Today was one of those days that make it all worthwhile! Almost everyone went home happy! This was the day that the crew from Mercer, U in Atlanta came with the prosthetic legs that we measured for a week or so ago. The patients were all here at 8:00 am, even most of the ones who were told to come after lunch. Two teams went to work, wrapping legs, then putting together a plastic form, padding it with foam, wrapping it with an outer layer like a knee brace fabric, then screwing on a pipe with a foot at the bottom. Then the patients stood up, with a too long leg, took a few steps to really set the stump into the leg, and the leg was adjusted to fit. The first couple of patients had a little trouble with their first few steps, but the waiting patients encouraged them on, and most people were able to take a few steps almost immediately. After 4 months without a foot at the bottom of your leg, an artificial leg feels heavy, but the doctors said that within a few days, the extra weight will not be noticeable.

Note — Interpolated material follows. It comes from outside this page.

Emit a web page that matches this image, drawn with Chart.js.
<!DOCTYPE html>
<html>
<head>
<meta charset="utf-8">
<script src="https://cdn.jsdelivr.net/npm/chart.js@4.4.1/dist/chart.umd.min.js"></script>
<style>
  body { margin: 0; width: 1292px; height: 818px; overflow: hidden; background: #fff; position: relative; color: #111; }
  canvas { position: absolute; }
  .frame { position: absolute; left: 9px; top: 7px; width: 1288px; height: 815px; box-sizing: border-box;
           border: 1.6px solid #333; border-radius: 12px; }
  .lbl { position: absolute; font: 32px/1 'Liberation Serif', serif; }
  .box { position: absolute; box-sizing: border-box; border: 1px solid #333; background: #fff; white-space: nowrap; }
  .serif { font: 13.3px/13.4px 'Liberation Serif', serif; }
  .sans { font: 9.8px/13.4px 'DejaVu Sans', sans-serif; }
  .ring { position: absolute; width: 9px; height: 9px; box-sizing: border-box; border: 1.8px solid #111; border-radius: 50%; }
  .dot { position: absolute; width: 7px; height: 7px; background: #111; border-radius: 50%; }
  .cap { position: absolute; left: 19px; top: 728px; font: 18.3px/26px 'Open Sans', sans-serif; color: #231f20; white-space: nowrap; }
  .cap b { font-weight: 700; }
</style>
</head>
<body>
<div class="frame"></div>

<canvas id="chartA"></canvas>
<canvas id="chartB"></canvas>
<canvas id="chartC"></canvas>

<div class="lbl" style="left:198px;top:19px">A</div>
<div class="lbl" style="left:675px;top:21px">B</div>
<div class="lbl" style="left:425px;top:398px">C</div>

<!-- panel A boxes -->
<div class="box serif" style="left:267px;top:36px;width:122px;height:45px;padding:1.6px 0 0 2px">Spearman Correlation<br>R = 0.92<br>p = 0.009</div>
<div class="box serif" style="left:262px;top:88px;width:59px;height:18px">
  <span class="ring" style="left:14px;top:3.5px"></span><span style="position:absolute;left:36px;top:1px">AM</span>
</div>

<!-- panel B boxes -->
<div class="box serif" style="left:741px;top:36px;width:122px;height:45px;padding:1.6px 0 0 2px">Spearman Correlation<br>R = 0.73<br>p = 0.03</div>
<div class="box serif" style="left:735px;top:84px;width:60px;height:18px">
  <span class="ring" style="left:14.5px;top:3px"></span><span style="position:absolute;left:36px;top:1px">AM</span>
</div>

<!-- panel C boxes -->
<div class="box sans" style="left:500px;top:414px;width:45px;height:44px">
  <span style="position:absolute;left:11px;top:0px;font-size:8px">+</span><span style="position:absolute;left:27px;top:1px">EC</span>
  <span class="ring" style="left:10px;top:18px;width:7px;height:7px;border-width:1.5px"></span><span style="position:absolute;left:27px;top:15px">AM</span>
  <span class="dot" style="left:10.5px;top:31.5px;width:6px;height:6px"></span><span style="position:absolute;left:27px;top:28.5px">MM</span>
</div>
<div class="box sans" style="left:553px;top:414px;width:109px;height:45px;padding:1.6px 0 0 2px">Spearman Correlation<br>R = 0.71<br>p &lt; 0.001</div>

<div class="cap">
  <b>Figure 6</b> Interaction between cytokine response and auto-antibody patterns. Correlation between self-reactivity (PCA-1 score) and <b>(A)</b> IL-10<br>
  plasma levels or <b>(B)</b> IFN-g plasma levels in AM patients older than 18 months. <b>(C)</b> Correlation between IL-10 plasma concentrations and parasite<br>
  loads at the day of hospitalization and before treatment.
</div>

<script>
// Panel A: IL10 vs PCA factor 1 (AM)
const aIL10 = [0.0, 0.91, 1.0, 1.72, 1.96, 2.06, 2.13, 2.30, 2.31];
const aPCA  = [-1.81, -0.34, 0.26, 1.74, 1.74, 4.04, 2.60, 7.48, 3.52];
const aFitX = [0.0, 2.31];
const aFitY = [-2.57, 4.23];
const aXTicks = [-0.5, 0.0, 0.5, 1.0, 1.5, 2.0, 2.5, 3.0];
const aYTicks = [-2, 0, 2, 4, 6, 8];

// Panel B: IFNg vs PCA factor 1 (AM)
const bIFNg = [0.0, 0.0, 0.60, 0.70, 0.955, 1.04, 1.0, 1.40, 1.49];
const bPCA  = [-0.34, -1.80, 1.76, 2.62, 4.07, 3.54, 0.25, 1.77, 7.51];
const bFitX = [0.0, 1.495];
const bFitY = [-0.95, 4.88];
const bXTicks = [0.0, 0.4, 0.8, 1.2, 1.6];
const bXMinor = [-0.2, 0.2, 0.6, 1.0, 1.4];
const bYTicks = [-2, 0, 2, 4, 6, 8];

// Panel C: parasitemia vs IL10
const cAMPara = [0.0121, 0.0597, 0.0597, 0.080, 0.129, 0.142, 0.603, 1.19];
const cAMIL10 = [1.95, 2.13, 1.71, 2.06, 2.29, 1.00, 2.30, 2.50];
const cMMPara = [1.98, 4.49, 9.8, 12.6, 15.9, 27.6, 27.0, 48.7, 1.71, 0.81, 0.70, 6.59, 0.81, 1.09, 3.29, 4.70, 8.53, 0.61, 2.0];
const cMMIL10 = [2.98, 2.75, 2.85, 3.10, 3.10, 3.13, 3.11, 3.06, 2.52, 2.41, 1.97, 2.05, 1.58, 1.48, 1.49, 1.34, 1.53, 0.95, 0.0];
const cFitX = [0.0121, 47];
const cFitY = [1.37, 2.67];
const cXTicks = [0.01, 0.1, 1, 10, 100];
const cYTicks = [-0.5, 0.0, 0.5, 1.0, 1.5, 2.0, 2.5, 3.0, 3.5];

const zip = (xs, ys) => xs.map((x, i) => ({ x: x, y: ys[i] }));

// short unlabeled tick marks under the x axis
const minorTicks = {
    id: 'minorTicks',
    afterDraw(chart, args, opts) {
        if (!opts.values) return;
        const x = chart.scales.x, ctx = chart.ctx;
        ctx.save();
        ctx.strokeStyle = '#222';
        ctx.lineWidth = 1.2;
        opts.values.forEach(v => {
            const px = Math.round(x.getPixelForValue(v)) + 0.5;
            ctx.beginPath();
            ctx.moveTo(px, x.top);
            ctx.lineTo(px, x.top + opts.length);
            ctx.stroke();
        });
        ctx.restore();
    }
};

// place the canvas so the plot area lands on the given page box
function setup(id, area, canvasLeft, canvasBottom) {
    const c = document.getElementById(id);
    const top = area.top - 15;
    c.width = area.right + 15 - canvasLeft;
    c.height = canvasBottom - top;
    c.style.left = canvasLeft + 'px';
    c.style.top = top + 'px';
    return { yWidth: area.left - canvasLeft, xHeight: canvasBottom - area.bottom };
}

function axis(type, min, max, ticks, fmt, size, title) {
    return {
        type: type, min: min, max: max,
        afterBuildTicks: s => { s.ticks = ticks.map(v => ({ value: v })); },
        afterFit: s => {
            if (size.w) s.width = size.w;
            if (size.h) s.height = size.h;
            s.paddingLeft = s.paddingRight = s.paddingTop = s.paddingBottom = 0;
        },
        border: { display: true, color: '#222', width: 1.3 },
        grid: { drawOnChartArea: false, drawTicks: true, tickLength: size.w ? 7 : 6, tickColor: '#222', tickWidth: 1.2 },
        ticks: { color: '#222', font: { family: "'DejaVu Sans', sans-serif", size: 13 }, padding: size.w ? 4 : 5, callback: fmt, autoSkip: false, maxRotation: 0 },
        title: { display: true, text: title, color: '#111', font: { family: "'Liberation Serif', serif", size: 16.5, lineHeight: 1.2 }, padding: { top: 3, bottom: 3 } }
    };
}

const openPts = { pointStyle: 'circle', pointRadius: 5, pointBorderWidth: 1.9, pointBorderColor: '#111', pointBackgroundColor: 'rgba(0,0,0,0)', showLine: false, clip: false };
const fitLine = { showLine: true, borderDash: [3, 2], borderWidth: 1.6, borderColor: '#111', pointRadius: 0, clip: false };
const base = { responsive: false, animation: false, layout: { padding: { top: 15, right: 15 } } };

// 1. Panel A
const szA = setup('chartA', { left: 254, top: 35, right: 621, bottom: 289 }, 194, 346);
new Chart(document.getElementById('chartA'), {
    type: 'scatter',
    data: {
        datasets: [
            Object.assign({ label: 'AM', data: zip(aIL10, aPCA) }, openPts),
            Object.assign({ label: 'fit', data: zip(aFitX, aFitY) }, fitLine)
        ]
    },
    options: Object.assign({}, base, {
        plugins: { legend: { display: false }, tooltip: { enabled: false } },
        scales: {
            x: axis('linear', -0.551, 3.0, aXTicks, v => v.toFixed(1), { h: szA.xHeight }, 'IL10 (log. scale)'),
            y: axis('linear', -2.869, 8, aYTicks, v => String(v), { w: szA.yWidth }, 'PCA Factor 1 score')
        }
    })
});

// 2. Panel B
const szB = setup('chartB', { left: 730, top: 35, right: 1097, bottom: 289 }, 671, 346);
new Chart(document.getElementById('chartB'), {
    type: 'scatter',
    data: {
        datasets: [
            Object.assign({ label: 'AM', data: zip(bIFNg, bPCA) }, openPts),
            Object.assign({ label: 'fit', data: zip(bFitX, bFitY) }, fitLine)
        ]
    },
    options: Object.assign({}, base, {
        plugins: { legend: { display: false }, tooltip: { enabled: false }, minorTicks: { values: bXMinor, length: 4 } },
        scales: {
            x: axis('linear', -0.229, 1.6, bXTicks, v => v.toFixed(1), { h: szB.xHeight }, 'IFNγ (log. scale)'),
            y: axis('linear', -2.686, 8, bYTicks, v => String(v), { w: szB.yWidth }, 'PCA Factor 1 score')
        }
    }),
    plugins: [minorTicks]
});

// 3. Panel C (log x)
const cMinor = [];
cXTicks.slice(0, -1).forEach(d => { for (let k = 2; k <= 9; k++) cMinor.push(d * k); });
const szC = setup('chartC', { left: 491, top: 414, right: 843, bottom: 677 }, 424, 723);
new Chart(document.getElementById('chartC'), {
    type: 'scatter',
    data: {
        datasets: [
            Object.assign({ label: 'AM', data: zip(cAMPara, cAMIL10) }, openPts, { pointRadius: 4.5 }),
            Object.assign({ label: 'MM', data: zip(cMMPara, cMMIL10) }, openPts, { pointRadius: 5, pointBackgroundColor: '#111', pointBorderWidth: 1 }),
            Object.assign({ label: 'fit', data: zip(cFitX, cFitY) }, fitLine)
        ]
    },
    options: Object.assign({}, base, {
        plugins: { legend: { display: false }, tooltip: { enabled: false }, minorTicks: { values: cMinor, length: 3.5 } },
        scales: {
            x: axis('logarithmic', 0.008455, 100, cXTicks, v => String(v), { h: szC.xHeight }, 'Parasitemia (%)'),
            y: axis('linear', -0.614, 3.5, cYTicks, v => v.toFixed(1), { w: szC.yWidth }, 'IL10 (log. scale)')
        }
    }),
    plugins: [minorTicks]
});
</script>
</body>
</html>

Surprisingly, the younger patients were no quicker than the older patients in learning to walk again. Success seemed to depend more on determination than on strength or balance. The oldest patient was 85, a spunky woman, who was very vocal in getting her leg attached and adjusted before she stood on it. But she never got tired once she started walking. And, instead of taking the wheelchair ride to the front door, she insisted on walking!

One younger man, built like a football player, had no trouble at all. He stood up, walked across the room, and asked if he could drive home. He is a driver for a company here in Leogane. The doctor made him promise that he wouldn’t drive before he came back tomorrow for a recheck. But this man wanted a cover for his pipe and foot. When the doctor said that there was no cover, the man started taking off his sock from his good foot, and then began unlacing the shoe from his artificial foot. We explained that he must wear a shoe on the artificial foot because it would wear out, but he continued to unlace his shoe. We waited, and saw what he was doing. He put the sock from his good foot over the artificial foot (which was a white foot), then put the shoe back on the artificial foot. Turns out that he, being black, didn’t want the white foot to show. When I said that the group should bring black feet next time, they said that they had never seen a black prosthesis. Surely, this can’t be true!

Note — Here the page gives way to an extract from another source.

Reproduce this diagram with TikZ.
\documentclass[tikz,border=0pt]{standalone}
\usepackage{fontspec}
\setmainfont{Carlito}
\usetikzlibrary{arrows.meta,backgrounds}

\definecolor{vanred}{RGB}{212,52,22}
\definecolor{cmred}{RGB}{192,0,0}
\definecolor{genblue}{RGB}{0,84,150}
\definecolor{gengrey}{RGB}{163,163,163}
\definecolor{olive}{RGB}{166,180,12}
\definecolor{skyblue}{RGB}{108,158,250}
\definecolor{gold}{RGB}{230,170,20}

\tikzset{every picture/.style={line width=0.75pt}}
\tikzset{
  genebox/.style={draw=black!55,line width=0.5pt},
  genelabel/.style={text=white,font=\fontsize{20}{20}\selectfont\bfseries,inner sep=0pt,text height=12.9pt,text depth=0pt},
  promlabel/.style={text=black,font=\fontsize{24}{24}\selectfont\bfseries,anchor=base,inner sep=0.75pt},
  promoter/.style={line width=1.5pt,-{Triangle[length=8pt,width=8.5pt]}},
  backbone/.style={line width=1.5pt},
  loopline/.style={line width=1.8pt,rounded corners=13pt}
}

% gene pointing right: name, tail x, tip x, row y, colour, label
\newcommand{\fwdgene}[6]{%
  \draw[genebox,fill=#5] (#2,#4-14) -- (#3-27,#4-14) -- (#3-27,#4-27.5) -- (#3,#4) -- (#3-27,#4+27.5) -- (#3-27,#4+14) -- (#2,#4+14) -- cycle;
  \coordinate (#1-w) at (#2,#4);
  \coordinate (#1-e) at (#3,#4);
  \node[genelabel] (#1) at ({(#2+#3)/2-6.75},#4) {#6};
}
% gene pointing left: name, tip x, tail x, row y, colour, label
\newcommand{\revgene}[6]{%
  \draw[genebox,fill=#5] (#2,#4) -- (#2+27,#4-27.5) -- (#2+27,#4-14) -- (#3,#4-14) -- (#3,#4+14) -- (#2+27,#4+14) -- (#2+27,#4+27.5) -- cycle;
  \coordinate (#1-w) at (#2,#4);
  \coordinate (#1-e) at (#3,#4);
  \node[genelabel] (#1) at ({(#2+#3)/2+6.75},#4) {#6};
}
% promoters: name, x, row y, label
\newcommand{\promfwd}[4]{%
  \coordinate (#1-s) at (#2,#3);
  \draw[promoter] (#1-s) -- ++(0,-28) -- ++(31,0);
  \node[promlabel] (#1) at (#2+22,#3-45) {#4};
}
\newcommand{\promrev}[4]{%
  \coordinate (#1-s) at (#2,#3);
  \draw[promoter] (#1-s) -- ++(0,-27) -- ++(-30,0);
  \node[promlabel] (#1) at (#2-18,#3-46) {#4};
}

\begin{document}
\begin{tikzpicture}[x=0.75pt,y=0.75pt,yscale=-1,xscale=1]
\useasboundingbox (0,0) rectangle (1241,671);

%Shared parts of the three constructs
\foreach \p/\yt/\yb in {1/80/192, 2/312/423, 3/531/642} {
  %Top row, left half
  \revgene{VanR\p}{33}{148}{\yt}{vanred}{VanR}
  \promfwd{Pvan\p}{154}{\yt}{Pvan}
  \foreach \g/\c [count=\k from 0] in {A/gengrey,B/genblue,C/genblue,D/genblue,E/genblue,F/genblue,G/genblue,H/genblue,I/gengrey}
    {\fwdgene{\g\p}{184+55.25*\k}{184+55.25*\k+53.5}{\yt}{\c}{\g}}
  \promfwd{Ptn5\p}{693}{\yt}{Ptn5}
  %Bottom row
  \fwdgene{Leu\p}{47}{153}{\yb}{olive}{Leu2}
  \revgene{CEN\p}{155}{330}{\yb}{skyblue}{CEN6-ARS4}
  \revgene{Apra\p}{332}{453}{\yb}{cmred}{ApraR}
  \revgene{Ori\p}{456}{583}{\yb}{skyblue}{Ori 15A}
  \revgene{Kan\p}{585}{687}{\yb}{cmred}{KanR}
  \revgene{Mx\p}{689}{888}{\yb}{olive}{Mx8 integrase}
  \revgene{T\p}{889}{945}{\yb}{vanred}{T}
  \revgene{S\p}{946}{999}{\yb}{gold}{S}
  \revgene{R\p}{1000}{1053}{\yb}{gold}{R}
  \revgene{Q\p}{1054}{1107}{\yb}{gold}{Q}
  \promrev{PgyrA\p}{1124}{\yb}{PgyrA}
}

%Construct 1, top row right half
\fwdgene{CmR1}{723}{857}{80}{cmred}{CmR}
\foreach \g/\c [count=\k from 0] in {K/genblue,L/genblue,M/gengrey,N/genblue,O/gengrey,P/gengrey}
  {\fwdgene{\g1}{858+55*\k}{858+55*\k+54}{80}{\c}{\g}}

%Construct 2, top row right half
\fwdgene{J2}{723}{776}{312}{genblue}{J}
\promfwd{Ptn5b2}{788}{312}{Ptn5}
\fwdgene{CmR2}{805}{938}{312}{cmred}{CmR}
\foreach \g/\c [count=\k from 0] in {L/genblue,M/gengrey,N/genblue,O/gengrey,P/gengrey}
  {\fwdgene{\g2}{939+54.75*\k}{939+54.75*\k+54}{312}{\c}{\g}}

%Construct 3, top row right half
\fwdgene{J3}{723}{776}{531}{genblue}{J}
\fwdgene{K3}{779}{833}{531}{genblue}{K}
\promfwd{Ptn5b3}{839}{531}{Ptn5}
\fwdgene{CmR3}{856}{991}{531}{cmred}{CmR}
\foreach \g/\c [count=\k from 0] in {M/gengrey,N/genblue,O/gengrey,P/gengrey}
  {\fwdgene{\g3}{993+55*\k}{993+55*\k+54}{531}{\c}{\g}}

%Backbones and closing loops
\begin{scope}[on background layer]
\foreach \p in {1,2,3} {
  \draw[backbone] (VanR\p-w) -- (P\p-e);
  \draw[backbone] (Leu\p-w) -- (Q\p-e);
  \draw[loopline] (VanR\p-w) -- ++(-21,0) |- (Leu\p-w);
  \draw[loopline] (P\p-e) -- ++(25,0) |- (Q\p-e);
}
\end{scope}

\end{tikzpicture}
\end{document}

What did I do during all of this? I typed consent forms that had been stolen earlier in the trip, set up the room, told everyone around the hospital to look for one legged patients and send them back to the pediatric rooms of the unopened part of the hospital. I comforted an old man who was confused and in the wrong place, found walkers and wheelchairs for those patients who needed them. At one point we needed another translator, so I asked a young man who was clearing trash out of a room to help translate. He was embarrassed because his flip-flop was broken and he was only wearing one shoe. When we needed him to go with a patient to another hospital, I gave him my pair of tennis shoes. I’ll get another pair from a visitor who plans to leave their shoes here in Haiti.

The only hard part of the day was telling the last patient that his stump was too short to fit a ‘fo pye’ (artificial foot) onto. He will need to have the knee removed and let the stump heal before he can get a prosthesis with a knee that bends. I thought he would be terribly unhappy, but his immediate question was, ‘Where can I get the surgery done, and who can help me pay for it?’ And, as the Lord so often provides, we happen to have a Japanese orthopedic surgeon with the group staying in the guesthouse for two more weeks. We will try to get everyone together tomorrow, to see how we can have a Japanese doctor amputate the leg of a Haitian in an American hospital, so a Vietnamese doctor in a University research center can fit him with an artificial leg! What a satisfying job I have!